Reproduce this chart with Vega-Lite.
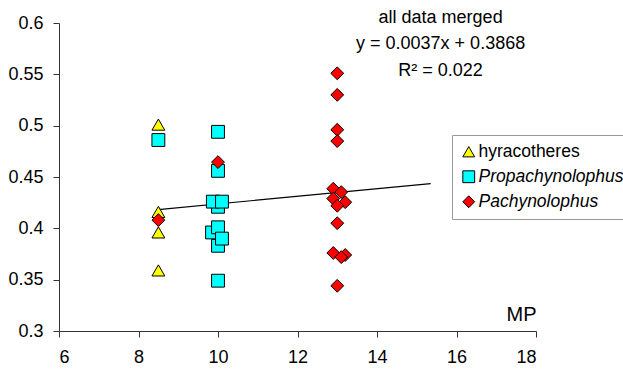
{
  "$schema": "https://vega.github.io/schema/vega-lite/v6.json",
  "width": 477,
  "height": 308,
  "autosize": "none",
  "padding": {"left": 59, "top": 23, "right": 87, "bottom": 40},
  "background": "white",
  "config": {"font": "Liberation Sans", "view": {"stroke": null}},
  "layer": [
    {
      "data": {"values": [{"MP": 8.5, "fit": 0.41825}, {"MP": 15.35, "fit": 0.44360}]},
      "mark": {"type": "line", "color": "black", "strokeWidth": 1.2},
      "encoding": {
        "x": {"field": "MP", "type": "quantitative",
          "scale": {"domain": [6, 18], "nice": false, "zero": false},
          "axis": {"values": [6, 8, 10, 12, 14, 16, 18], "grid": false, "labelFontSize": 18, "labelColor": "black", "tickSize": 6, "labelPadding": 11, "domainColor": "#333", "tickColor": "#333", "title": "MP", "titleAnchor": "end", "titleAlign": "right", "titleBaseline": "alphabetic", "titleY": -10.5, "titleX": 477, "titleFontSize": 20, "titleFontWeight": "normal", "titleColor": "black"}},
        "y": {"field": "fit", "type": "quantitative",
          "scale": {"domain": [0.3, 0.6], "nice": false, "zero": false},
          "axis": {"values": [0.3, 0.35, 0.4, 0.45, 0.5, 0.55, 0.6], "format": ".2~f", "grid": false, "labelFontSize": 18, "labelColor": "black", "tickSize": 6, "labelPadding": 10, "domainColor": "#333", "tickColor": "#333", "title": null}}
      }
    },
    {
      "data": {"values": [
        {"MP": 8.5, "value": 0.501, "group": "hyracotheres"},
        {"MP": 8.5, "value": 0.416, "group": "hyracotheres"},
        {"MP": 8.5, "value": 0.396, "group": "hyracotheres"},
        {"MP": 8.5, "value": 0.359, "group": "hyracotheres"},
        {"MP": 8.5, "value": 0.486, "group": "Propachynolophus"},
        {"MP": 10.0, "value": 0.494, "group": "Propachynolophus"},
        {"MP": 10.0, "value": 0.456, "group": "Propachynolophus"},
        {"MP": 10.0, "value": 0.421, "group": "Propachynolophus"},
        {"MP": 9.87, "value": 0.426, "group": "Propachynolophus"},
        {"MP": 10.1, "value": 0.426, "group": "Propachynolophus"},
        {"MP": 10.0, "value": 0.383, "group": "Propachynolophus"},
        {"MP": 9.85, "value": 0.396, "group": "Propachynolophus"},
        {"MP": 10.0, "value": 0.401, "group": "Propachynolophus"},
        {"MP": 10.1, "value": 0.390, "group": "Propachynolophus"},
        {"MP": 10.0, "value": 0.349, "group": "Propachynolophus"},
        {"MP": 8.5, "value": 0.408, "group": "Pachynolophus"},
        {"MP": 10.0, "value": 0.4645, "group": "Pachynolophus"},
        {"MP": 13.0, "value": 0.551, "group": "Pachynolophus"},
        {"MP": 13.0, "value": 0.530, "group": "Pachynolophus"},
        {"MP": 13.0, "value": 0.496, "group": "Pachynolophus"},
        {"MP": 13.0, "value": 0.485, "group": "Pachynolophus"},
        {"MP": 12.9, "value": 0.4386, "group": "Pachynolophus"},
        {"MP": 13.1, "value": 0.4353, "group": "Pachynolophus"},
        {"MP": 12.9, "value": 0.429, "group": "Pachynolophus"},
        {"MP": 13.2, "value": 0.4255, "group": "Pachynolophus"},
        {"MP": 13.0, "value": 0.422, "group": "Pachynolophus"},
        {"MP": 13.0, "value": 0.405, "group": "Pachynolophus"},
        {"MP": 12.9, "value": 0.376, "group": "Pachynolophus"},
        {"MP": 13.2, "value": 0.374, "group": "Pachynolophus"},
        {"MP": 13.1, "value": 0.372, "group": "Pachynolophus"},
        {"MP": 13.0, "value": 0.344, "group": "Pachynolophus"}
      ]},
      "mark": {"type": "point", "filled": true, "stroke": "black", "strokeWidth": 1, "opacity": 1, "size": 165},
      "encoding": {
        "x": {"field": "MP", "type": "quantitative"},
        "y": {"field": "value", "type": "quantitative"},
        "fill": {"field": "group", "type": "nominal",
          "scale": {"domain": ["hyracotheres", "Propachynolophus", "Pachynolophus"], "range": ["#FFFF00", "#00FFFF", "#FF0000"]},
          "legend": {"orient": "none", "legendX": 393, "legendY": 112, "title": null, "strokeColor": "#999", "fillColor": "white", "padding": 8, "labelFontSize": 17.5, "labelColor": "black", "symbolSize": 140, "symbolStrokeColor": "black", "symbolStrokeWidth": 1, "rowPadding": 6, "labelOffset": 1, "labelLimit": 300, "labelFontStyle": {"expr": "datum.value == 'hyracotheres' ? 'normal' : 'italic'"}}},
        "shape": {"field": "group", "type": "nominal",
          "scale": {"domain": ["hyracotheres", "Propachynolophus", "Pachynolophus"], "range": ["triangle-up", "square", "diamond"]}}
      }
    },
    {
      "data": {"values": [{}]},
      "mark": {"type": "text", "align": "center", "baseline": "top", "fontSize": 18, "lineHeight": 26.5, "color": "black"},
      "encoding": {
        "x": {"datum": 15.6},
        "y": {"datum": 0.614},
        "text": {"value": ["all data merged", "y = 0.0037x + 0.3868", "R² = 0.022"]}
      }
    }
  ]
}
====================
All the material shown above is to be copied exactly, with no pictures carried over.

Reproduce this chart with Vega-Lite.
{
  "$schema": "https://vega.github.io/schema/vega-lite/v6.json",
  "width": 477,
  "height": 308,
  "autosize": "none",
  "padding": {"left": 59, "top": 23, "right": 87, "bottom": 40},
  "background": "white",
  "config": {"font": "Liberation Sans", "view": {"stroke": null}},
  "layer": [
    {
      "data": {"values": [{"MP": 8.5, "fit": 0.41825}, {"MP": 15.35, "fit": 0.44360}]},
      "mark": {"type": "line", "color": "black", "strokeWidth": 1.2},
      "encoding": {
        "x": {"field": "MP", "type": "quantitative",
          "scale": {"domain": [6, 18], "nice": false, "zero": false},
          "axis": {"values": [6, 8, 10, 12, 14, 16, 18], "grid": false, "labelFontSize": 18, "labelColor": "black", "tickSize": 6, "labelPadding": 11, "domainColor": "#333", "tickColor": "#333", "title": "MP", "titleAnchor": "end", "titleAlign": "right", "titleBaseline": "alphabetic", "titleY": -10.5, "titleX": 477, "titleFontSize": 20, "titleFontWeight": "normal", "titleColor": "black"}},
        "y": {"field": "fit", "type": "quantitative",
          "scale": {"domain": [0.3, 0.6], "nice": false, "zero": false},
          "axis": {"values": [0.3, 0.35, 0.4, 0.45, 0.5, 0.55, 0.6], "format": ".2~f", "grid": false, "labelFontSize": 18, "labelColor": "black", "tickSize": 6, "labelPadding": 10, "domainColor": "#333", "tickColor": "#333", "title": null}}
      }
    },
    {
      "data": {"values": [
        {"MP": 8.5, "value": 0.501, "group": "hyracotheres"},
        {"MP": 8.5, "value": 0.416, "group": "hyracotheres"},
        {"MP": 8.5, "value": 0.396, "group": "hyracotheres"},
        {"MP": 8.5, "value": 0.359, "group": "hyracotheres"},
        {"MP": 8.5, "value": 0.486, "group": "Propachynolophus"},
        {"MP": 10.0, "value": 0.494, "group": "Propachynolophus"},
        {"MP": 10.0, "value": 0.456, "group": "Propachynolophus"},
        {"MP": 10.0, "value": 0.421, "group": "Propachynolophus"},
        {"MP": 9.87, "value": 0.426, "group": "Propachynolophus"},
        {"MP": 10.1, "value": 0.426, "group": "Propachynolophus"},
        {"MP": 10.0, "value": 0.383, "group": "Propachynolophus"},
        {"MP": 9.85, "value": 0.396, "group": "Propachynolophus"},
        {"MP": 10.0, "value": 0.401, "group": "Propachynolophus"},
        {"MP": 10.1, "value": 0.390, "group": "Propachynolophus"},
        {"MP": 10.0, "value": 0.349, "group": "Propachynolophus"},
        {"MP": 8.5, "value": 0.408, "group": "Pachynolophus"},
        {"MP": 10.0, "value": 0.4645, "group": "Pachynolophus"},
        {"MP": 13.0, "value": 0.551, "group": "Pachynolophus"},
        {"MP": 13.0, "value": 0.530, "group": "Pachynolophus"},
        {"MP": 13.0, "value": 0.496, "group": "Pachynolophus"},
        {"MP": 13.0, "value": 0.485, "group": "Pachynolophus"},
        {"MP": 12.9, "value": 0.4386, "group": "Pachynolophus"},
        {"MP": 13.1, "value": 0.4353, "group": "Pachynolophus"},
        {"MP": 12.9, "value": 0.429, "group": "Pachynolophus"},
        {"MP": 13.2, "value": 0.4255, "group": "Pachynolophus"},
        {"MP": 13.0, "value": 0.422, "group": "Pachynolophus"},
        {"MP": 13.0, "value": 0.405, "group": "Pachynolophus"},
        {"MP": 12.9, "value": 0.376, "group": "Pachynolophus"},
        {"MP": 13.2, "value": 0.374, "group": "Pachynolophus"},
        {"MP": 13.1, "value": 0.372, "group": "Pachynolophus"},
        {"MP": 13.0, "value": 0.344, "group": "Pachynolophus"}
      ]},
      "mark": {"type": "point", "filled": true, "stroke": "black", "strokeWidth": 1, "opacity": 1, "size": 165},
      "encoding": {
        "x": {"field": "MP", "type": "quantitative"},
        "y": {"field": "value", "type": "quantitative"},
        "fill": {"field": "group", "type": "nominal",
          "scale": {"domain": ["hyracotheres", "Propachynolophus", "Pachynolophus"], "range": ["#FFFF00", "#00FFFF", "#FF0000"]},
          "legend": {"orient": "none", "legendX": 393, "legendY": 112, "title": null, "strokeColor": "#999", "fillColor": "white", "padding": 8, "labelFontSize": 17.5, "labelColor": "black", "symbolSize": 140, "symbolStrokeColor": "black", "symbolStrokeWidth": 1, "rowPadding": 6, "labelOffset": 1, "labelLimit": 300, "labelFontStyle": {"expr": "datum.value == 'hyracotheres' ? 'normal' : 'italic'"}}},
        "shape": {"field": "group", "type": "nominal",
          "scale": {"domain": ["hyracotheres", "Propachynolophus", "Pachynolophus"], "range": ["triangle-up", "square", "diamond"]}}
      }
    },
    {
      "data": {"values": [{}]},
      "mark": {"type": "text", "align": "center", "baseline": "top", "fontSize": 18, "lineHeight": 26.5, "color": "black"},
      "encoding": {
        "x": {"datum": 15.6},
        "y": {"datum": 0.614},
        "text": {"value": ["all data merged", "y = 0.0037x + 0.3868", "R² = 0.022"]}
      }
    }
  ]
}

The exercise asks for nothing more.